--- SOURCE MATERIAL ---

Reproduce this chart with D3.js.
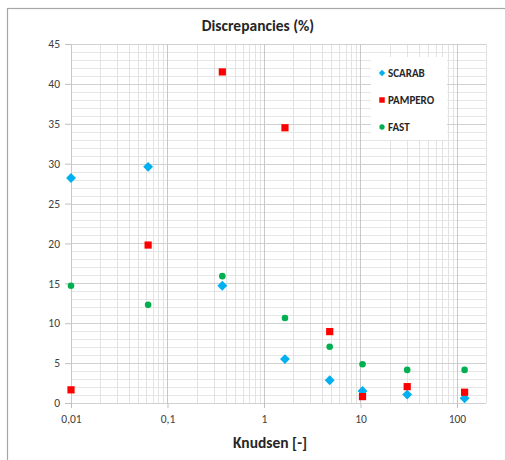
<!DOCTYPE html>
<html>
<head>
<meta charset="utf-8">
<script src="https://cdn.jsdelivr.net/npm/d3@7/dist/d3.min.js"></script>
<style>
  body { margin: 0; background: #fff; }
  svg text { font-family: Calibri, Carlito, "Liberation Sans", "Open Sans", sans-serif; }
</style>
</head>
<body>
<div id="chart"></div>
<script>
// Knudsen numbers (x) shared by all three series
const knudsen = [0.01, 0.063, 0.37, 1.65, 4.8, 10.5, 30.5, 120];

// discrepancies in %
const scarab  = [28.2, 29.6, 14.7, 5.5, 2.85, 1.5, 1.05, 0.6];
const pampero = [1.65, 19.8, 41.5, 34.5, 8.95, 0.8, 2.05, 1.35];
const fast    = [14.7, 12.3, 15.9, 10.65, 7.05, 4.85, 4.15, 4.15];

const xTicks = [0.01, 0.1, 1, 10, 100];
const xTickLabels = ["0,01", "0,1", "1", "10", "100"];
const yTicks = [0, 5, 10, 15, 20, 25, 30, 35, 40, 45];

const W = 505, H = 460;
const MARGIN = { top: 44, right: 19, bottom: 57, left: 71 };
const width = W - MARGIN.left - MARGIN.right;
const height = H - MARGIN.top - MARGIN.bottom;

const svg = d3.select("#chart").append("svg")
    .attr("width", W)
    .attr("height", H);

// outer chart frame (runs past the bottom/right of the picture)
svg.append("rect")
    .attr("x", 7.5).attr("y", 8.5)
    .attr("width", W + 20).attr("height", H + 20)
    .attr("fill", "#fff")
    .attr("stroke", "#a6a6a6")
    .attr("stroke-width", 1.2);

const g = svg.append("g")
    .attr("transform", `translate(${MARGIN.left},${MARGIN.top})`);

const x = d3.scaleLog().domain([0.01, 200]).range([0, width]);
const y = d3.scaleLinear().domain([0, 45]).range([height, 0]);

// minor grid
const minorX = [];
[0.01, 0.1, 1, 10, 100].forEach(d => {
    for (let k = 2; k <= 9; k++) if (d * k <= 200) minorX.push(d * k);
});
const minorY = d3.range(0, 46).filter(v => v % 5 !== 0);

g.append("g").selectAll("line").data(minorY).join("line")
    .attr("x1", 0).attr("x2", width)
    .attr("y1", d => Math.round(y(d)) + 0.5).attr("y2", d => Math.round(y(d)) + 0.5)
    .attr("stroke", "#e6e6e6");

g.append("g").selectAll("line").data(minorX).join("line")
    .attr("x1", d => Math.round(x(d)) + 0.5).attr("x2", d => Math.round(x(d)) + 0.5)
    .attr("y1", 0).attr("y2", height)
    .attr("stroke", "#e2e2e2");

// major grid
g.append("g").selectAll("line").data(yTicks).join("line")
    .attr("x1", 0).attr("x2", width)
    .attr("y1", d => Math.round(y(d)) + 0.5).attr("y2", d => Math.round(y(d)) + 0.5)
    .attr("stroke", "#d0d0d0");

g.append("g").selectAll("line").data(xTicks).join("line")
    .attr("x1", d => Math.round(x(d)) + 0.5).attr("x2", d => Math.round(x(d)) + 0.5)
    .attr("y1", 0).attr("y2", height)
    .attr("stroke", "#c8c8c8");

// axes
const xAxis = d3.axisBottom(x).tickValues(xTicks)
    .tickFormat((d, i) => xTickLabels[i]).tickSize(5).tickPadding(7);
const yAxis = d3.axisLeft(y).tickValues(yTicks).tickSize(6).tickPadding(5);

const gx = g.append("g").attr("transform", `translate(0,${height})`).call(xAxis);
const gy = g.append("g").call(yAxis);
[gx, gy].forEach(a => {
    a.select(".domain").remove();
    a.selectAll("line").attr("stroke", "#bfbfbf");
    a.selectAll("text").attr("fill", "#404040").style("font-size", "11.5px");
});

// series
const symbols = {
    scarab: d3.symbol().type(d3.symbolDiamond2 || d3.symbolDiamond).size(62),
    pampero: d3.symbol().type(d3.symbolSquare).size(52),
    fast: d3.symbol().type(d3.symbolCircle).size(34)
};
const series = [
    { name: "SCARAB", values: scarab, color: "#00b0f0", sym: symbols.scarab },
    { name: "PAMPERO", values: pampero, color: "#ff0000", sym: symbols.pampero },
    { name: "FAST", values: fast, color: "#00b050", sym: symbols.fast }
];

series.forEach(s => {
    g.append("g").selectAll("path").data(s.values).join("path")
        .attr("d", s.sym())
        .attr("transform", (d, i) => `translate(${x(knudsen[i])},${y(d)})`)
        .attr("fill", s.color);
});

// legend
const legend = svg.append("g").attr("transform", "translate(371,57)");
legend.append("rect")
    .attr("width", 76).attr("height", 83)
    .attr("fill", "#fff");
series.forEach((s, i) => {
    const row = legend.append("g").attr("transform", `translate(11,${16 + i * 27})`);
    const small = s.name === "SCARAB" ? d3.symbol().type(d3.symbolDiamond2 || d3.symbolDiamond).size(26)
        : s.name === "PAMPERO" ? d3.symbol().type(d3.symbolSquare).size(30)
        : d3.symbol().type(d3.symbolCircle).size(22);
    row.append("path").attr("d", small()).attr("fill", s.color);
    row.append("text")
        .attr("x", 6).attr("y", 4)
        .style("font-size", "11px").style("font-weight", "bold")
        .attr("fill", "#262626")
        .text(s.name);
});

// title
svg.append("text")
    .attr("x", 258).attr("y", 31)
    .attr("text-anchor", "middle")
    .style("font-size", "15.5px").style("font-weight", "bold")
    .attr("fill", "#262626")
    .text("Discrepancies (%)");

// x label
svg.append("text")
    .attr("x", 270).attr("y", 448)
    .attr("text-anchor", "middle")
    .style("font-size", "15.5px").style("font-weight", "bold")
    .attr("fill", "#262626")
    .text("Knudsen [-]");
</script>
</body>
</html>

--- WHAT THE TASK ASKS ---
Scan the lines above for "chart", then copy every one that has it.

--- OUTPUT ---
Reproduce this chart with D3.js.
<div id="chart"></div>
const svg = d3.select("#chart").append("svg")
// outer chart frame (runs past the bottom/right of the picture)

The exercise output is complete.